Something unusual is taking place in the streets of east London. People are defying the laws of gravity, literally walking across the facade of a rather curious Victorian building. Comfortably folded in the crevice of white framed windows, adults read leisurely while young children hang single handedly from the frame of the front door. Ordinary people are sticking to this building as if they were Spider Man. Argentine artist and master illusionist Leandro Erlich is the mind behind Dalston House, an off-site installation that is changing the way Londoners engage with their neighborhood.
Barbican Art Gallery launched Beyond Barbican a summer cultural program that features pop- up commissions and collaborations on the streets of London in an effort to engage with the public beyond the gallery walls in Hackney. Barbican commissioned critically acclaimed artist Leandro Erlich to create Dalston House, which has already been visited by over 18,000 people in its first two weeks after opening on June 26. Playful and participatory in nature, the installation is composed of two elements- first a facade of a late nineteenth century Victorian terraced house that lies flat on the ground and measures approximately 33 by 23 feet. A mirror positioned at a 45-degree angle creates the illusion that people sitting on top of the facade are hanging from its exterior. For Erlich, mirrors play an integral role in his artistic practice and methodology as they are a quotidian and familiar object, that is capable of reflecting what is placed in front of them while revealing new ways of seeing. Assistant curator Alano Pardo explains that the project also inspires reflection and “fosters a dialogue about the built environment and the process of regeneration and gentrification in Dalston, which has undergone dramatic changes over the last decade.” The neighborhood surrounding Dalston House has remained mostly vacant since it was bombed in World War II.
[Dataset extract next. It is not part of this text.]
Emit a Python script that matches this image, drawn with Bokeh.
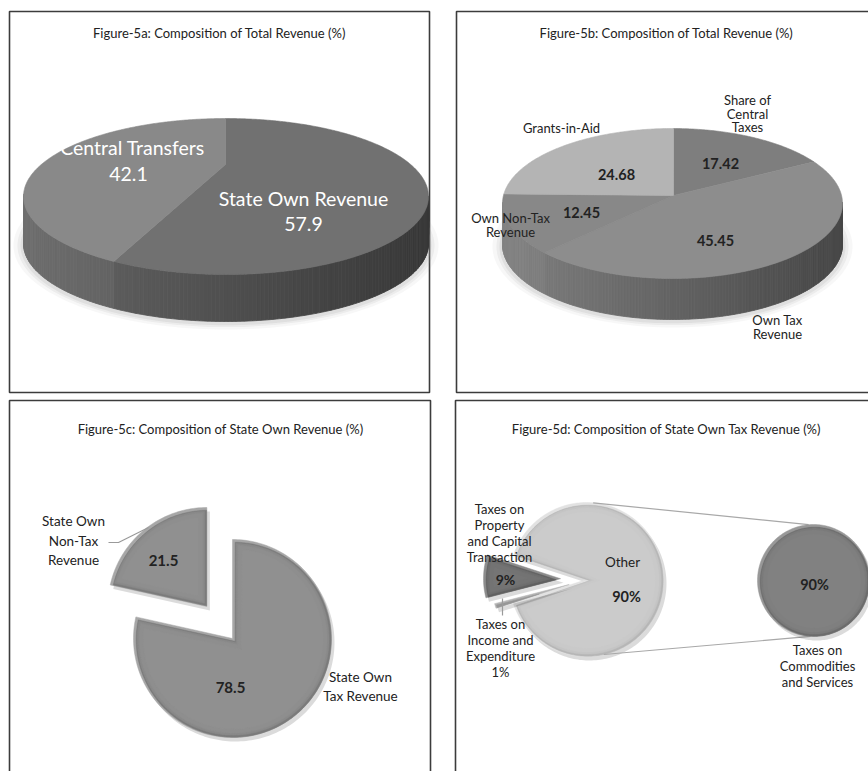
import numpy as np
from bokeh.plotting import figure
from bokeh.models import Range1d
from bokeh.core.properties import value
from bokeh.embed import file_html
from bokeh.resources import INLINE

# ---------------- data ----------------
titles = ["Figure-5a: Composition of Total Revenue (%)",
          "Figure-5b: Composition of Total Revenue (%)",
          "Figure-5c: Composition of State Own Revenue (%)",
          "Figure-5d: Composition of State Own Tax Revenue (%)"]

a_categories = ["State Own Revenue", "Central Transfers"]
a_values = [57.9, 42.1]

b_categories = ["Share of Central Taxes", "Own Tax Revenue", "Own Non-Tax Revenue", "Grants-in-Aid"]
b_values = [17.42, 45.45, 12.45, 24.68]

c_categories = ["State Own Tax Revenue", "State Own Non-Tax Revenue"]
c_values = [78.5, 21.5]

d_categories = ["Other", "Taxes on Income and Expenditure", "Taxes on Property and Capital Transaction"]
d_values = [90, 1, 9]
d_sub_categories = ["Taxes on Commodities and Services"]
d_sub_values = [90]

# ---------------- canvas ----------------
W, H = 868, 771
FONT = "Lato"
p = figure(width=W, height=H, x_range=Range1d(0, W), y_range=Range1d(H, 0),
           x_axis_location=None, y_axis_location=None, toolbar_location=None,
           output_backend="svg", min_border=0, outline_line_color=None,
           background_fill_color="white", border_fill_color="white")
p.xgrid.visible = False
p.ygrid.visible = False


def gray(g):
    g = int(max(0, min(255, round(g))))
    return "#%02x%02x%02x" % (g, g, g)


def txt(x, y, lines, size, color="#222222", bold=False, spacing=None):
    if isinstance(lines, str):
        lines = [lines]
    spacing = spacing or size * 1.2
    n = len(lines)
    ys = [y + (i - (n - 1) / 2) * spacing for i in range(n)]
    p.text(x=[x] * n, y=ys, text=lines, text_font=value(FONT),
           text_font_size=f"{size}px", text_color=color, text_align="center",
           text_baseline="middle", text_font_style="bold" if bold else "normal")


def bounds_of(values, start):
    fr = np.cumsum([0] + list(values)) / float(sum(values))
    return start + fr * 360.0


# ---------------- 3D pie (tilted ellipse with raised apex) ----------------
def rim(theta, P):
    """Rim point of the top face for slice angle theta (deg, clockwise from 12)."""
    th = np.radians(np.asarray(theta, dtype=float))
    dx, dy = np.sin(th), -np.cos(th) * P["lam"]
    ox, oy = P["vx"] - P["cx"], P["vy"] - P["ce"]
    rx, ry = P["rx"], P["ry"]
    A = (dx / rx) ** 2 + (dy / ry) ** 2
    B = 2 * (ox * dx / rx ** 2 + oy * dy / ry ** 2)
    C = (ox / rx) ** 2 + (oy / ry) ** 2 - 1
    t = (-B + np.sqrt(B * B - 4 * A * C)) / (2 * A)
    return P["vx"] + t * dx, P["vy"] + t * dy


def pie3d(values, start, P, top_cols, side_grays):
    b = bounds_of(values, start)
    # soft shadow underneath
    ts = np.radians(np.linspace(0, 360, 181))
    for grow, alpha in [(10, 0.08), (6, 0.12), (3, 0.16)]:
        sx = P["cx"] + (P["rx"] + grow) * np.sin(ts)
        sy = P["ce"] + P["T"] + 2 - (P["ry"] + grow * 0.6) * np.cos(ts)
        p.patch(list(sx), list(sy), fill_color="#9a9a9a", fill_alpha=alpha, line_color=None)
    xs, ys, cols = [], [], []
    for i in range(len(values)):
        n = max(2, int((b[i + 1] - b[i]) / 1.0))
        ts = np.linspace(b[i], b[i + 1], n + 1)
        rxp, ryp = rim(ts, P)
        for j in range(n):
            if ryp[j] < P["ce"] - 0.5 and ryp[j + 1] < P["ce"] - 0.5:
                continue
            xs.append([rxp[j], rxp[j + 1], rxp[j + 1], rxp[j]])
            ys.append([ryp[j], ryp[j + 1], ryp[j + 1] + P["T"], ryp[j] + P["T"]])
            sinpsi = (0.5 * (rxp[j] + rxp[j + 1]) - P["cx"]) / P["rx"]
            f = 0.55 + 0.45 * (0.5 - 0.5 * sinpsi)
            cols.append(gray(side_grays[i] * f))
    p.patches(xs, ys, fill_color=cols, line_color=cols, line_width=0.8)
    # top face
    for i in range(len(values)):
        ts = np.linspace(b[i], b[i + 1], max(8, int((b[i + 1] - b[i]) / 0.7)))
        px, py = rim(ts, P)
        p.patch([P["vx"]] + list(px), [P["vy"]] + list(py),
                fill_color=top_cols[i], line_color=top_cols[i], line_width=0.6)


# ---------------- 2D bevelled wedges ----------------
def inset_wedge(vx, vy, r, t0, t1, inset):
    full = abs(t1 - t0) >= 359.9
    rr = r - inset
    if full:
        ts = np.linspace(t0, t1, 240)
        return list(vx + rr * np.sin(np.radians(ts))), list(vy - rr * np.cos(np.radians(ts)))
    half = np.radians((t1 - t0) / 2.0)
    mid = np.radians((t0 + t1) / 2.0)
    if inset:
        sh = abs(np.sin(half))
        dv = inset / sh if half < np.pi / 2 else inset / max(sh, 0.7)
        dt = np.degrees(np.arcsin(min(0.9, inset / max(1.0, rr))))
    else:
        dv, dt = 0.0, 0.0
    nvx, nvy = vx + dv * np.sin(mid), vy - dv * np.cos(mid)
    ts = np.linspace(t0 + dt, t1 - dt, max(10, int(abs(t1 - t0) / 1.5)))
    xs = [nvx] + list(vx + rr * np.sin(np.radians(ts)))
    ys = [nvy] + list(vy - rr * np.cos(np.radians(ts)))
    return xs, ys


def bevel_wedge(vx, vy, r, t0, t1, base, small=False):
    sx, sy = inset_wedge(vx + 3, vy + 4, r, t0, t1, 0)
    p.patch(sx, sy, fill_color="black", fill_alpha=0.14, line_color=None)
    if small:
        layers = [(0, 0, 0, base + 30), (1, 0.6, 0.6, base)]
    else:
        layers = [(0, 0, 0, base + 26),
                  (1.5, 1.2, 1.2, base - 18),
                  (3.0, 0.6, 0.6, base - 4),
                  (5.0, 0.6, 0.6, base + 1),
                  (9.0, 0.6, 0.6, base + 3)]
    for inset, ox, oy, g in layers:
        xs, ys = inset_wedge(vx + ox, vy + oy, r, t0, t1, inset)
        p.patch(xs, ys, fill_color=gray(g), line_color=gray(g), line_width=0.5)


# ---------------- panel frames ----------------
frames = [(9, 429, 11, 392), (456, 875, 11, 392), (9, 430, 400, 780), (455, 875, 400, 780)]
for l, r, t, bt in frames:
    p.quad(left=[l], right=[r], top=[t], bottom=[bt], fill_color=None,
           line_color="#3c3c3c", line_width=1.6)

TS = 13
txt(219, 32, titles[0], TS)
txt(666, 32, titles[1], TS)
txt(220, 428, titles[2], TS)
txt(666, 428, titles[3], TS)

# ---------------- Figure 5a ----------------
PA = dict(cx=225.5, ce=196, rx=202.5, ry=78, vx=225, vy=164, lam=0.47, T=47)
pie3d(a_values, 0, PA, top_cols=["#717171", "#898989"], side_grays=[102, 110])
txt(132, 147, a_categories[1], 19.5, color="white")
txt(128, 173, f"{a_values[1]}", 19.5, color="white")
txt(303, 198, a_categories[0], 19.5, color="white")
txt(303, 223, f"{a_values[0]}", 19.5, color="white")

# ---------------- Figure 5b ----------------
PB = dict(cx=672, ce=203, rx=170, ry=75, vx=673, vy=195, lam=0.465, T=41)
pie3d(b_values, 0, PB, top_cols=["#7e7e7e", "#8d8d8d", "#888888", "#b4b4b4"],
      side_grays=[128, 128, 132, 150])
txt(747, 113, ["Share of", "Central", "Taxes"], 13, spacing=13.5)
txt(720, 163, f"{b_values[0]:.2f}", 14.5, bold=True)
txt(715, 240, f"{b_values[1]:.2f}", 14.5, bold=True)
txt(581, 212, f"{b_values[2]:.2f}", 14.5, bold=True)
txt(616, 174, f"{b_values[3]:.2f}", 14.5, bold=True)
txt(561, 127, b_categories[3], 13)
txt(510, 224, ["Own Non-Tax", "Revenue"], 13, spacing=14)
txt(777, 326, ["Own Tax", "Revenue"], 13, spacing=14)

# ---------------- Figure 5c ----------------
CX, CY, CR = 232, 638, 99
cb = bounds_of(c_values, 0)
explode_c = [0, 41]
for i in range(len(c_values)):
    mid = np.radians(0.5 * (cb[i] + cb[i + 1]))
    vx = CX + explode_c[i] * np.sin(mid)
    vy = CY - explode_c[i] * np.cos(mid)
    bevel_wedge(vx, vy, CR, cb[i], cb[i + 1], 141)
p.line([108, 118, 148], [542, 542, 527], line_color="#9a9a9a", line_width=1.2)
txt(73, 540, ["State Own", "Non-Tax", "Revenue"], 13.5, spacing=19.5)
txt(163, 560, f"{c_values[1]}", 15, bold=True)
txt(230, 687, f"{c_values[0]}", 15, bold=True)
txt(360, 686, ["State Own", "Tax Revenue"], 13.5, spacing=19)

# ---------------- Figure 5d ----------------
DX, DY, DR = 586, 579, 77
db = bounds_of(d_values, 288)
explode_d = [0, 18, 26]
d_base = [200, 150, 114]
for i in range(len(d_values)):
    mid = np.radians(0.5 * (db[i] + db[i + 1]))
    vx = DX + explode_d[i] * np.sin(mid)
    vy = DY - explode_d[i] * np.cos(mid)
    bevel_wedge(vx, vy, DR, db[i], db[i + 1], d_base[i], small=d_values[i] < 5)

SX, SY, SR = 813, 580, 56
mx1, my1 = DX + DR * np.sin(np.radians(5)), DY - DR * np.cos(np.radians(5))
mx2, my2 = DX + DR * np.sin(np.radians(167)), DY - DR * np.cos(np.radians(167))
sx1, sy1 = SX + SR * np.sin(np.radians(355)), SY - SR * np.cos(np.radians(355))
sx2, sy2 = SX + SR * np.sin(np.radians(183)), SY - SR * np.cos(np.radians(183))
p.line([mx1, sx1], [my1, sy1], line_color="#a8a8a8", line_width=1.2)
p.line([mx2, sx2], [my2, sy2], line_color="#a8a8a8", line_width=1.2)
sub_b = bounds_of(d_sub_values, 0)
bevel_wedge(SX, SY, SR, sub_b[0], sub_b[1], 126)

p.line([502, 502], [598, 615], line_color="#9a9a9a", line_width=1.2)
txt(499, 532, ["Taxes on", "Property", "and Capital", "Transaction"], 13, spacing=16)
txt(505, 579, f"{d_values[2]}%", 14, bold=True)
txt(622, 561, d_categories[0], 13.5)
txt(626, 596, f"{d_values[0]}%", 14.5, bold=True)
txt(814, 584, f"{d_sub_values[0]}%", 14.5, bold=True)
txt(500, 647, ["Taxes on", "Income and", "Expenditure", f"{d_values[1]}%"], 13, spacing=16)
txt(817, 665, ["Taxes on", "Commodities", "and Services"], 13, spacing=16)

open("out.html", "w").write(file_html(p, INLINE))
Erlich is no stranger to the international stage having created similar installations of Bâtiment first produced in Paris in 2004 and then in Japan and Buenos Aires. While the construction remains consistent, the full impact is achieved by creating architectural forms that are native to the area surrounding the installation. Dalston House is the first time that Erlich’s installation has appeared on the streets, outside of an arts centre or biennial. Erlich explained to Installation that is through architecture that his installations truly become alive. “Architecture is the universe I like to explore,” he says and it is through this lens that “ordinary spaces are questioned and discovered.”
Installation spoke further with with Alona Pardo to better understand the construction of the installation. The facade is rather similar to a theatre set made largely of waterproof plywood sheet with a printed vinyl canvas to create the brickwork. The window frames and moldings are made of fiberglass and a scenic artist distressed them to make them appear aged. The front door is actual hardwood Victorian door that has been recycled. The window panes are made of acrylic with photographic prints adhered. to the back. The mirror responsible for facilitating the spectacular illusion is not a standard mirror as it would not withstand the load bearing capacity of the rigging scaffold that keeps the mirror in place at 45 degrees. The mirror is foil is stretched across a lightweight, aluminum frame. Once stretched the mirror film assumes the same properties as a real mirror.
Located at 1-7 Ashwin Street the installation will remain open and free to the public through August 4. What better time to plan a trip across the pond and be a part of a truly off the wall installation?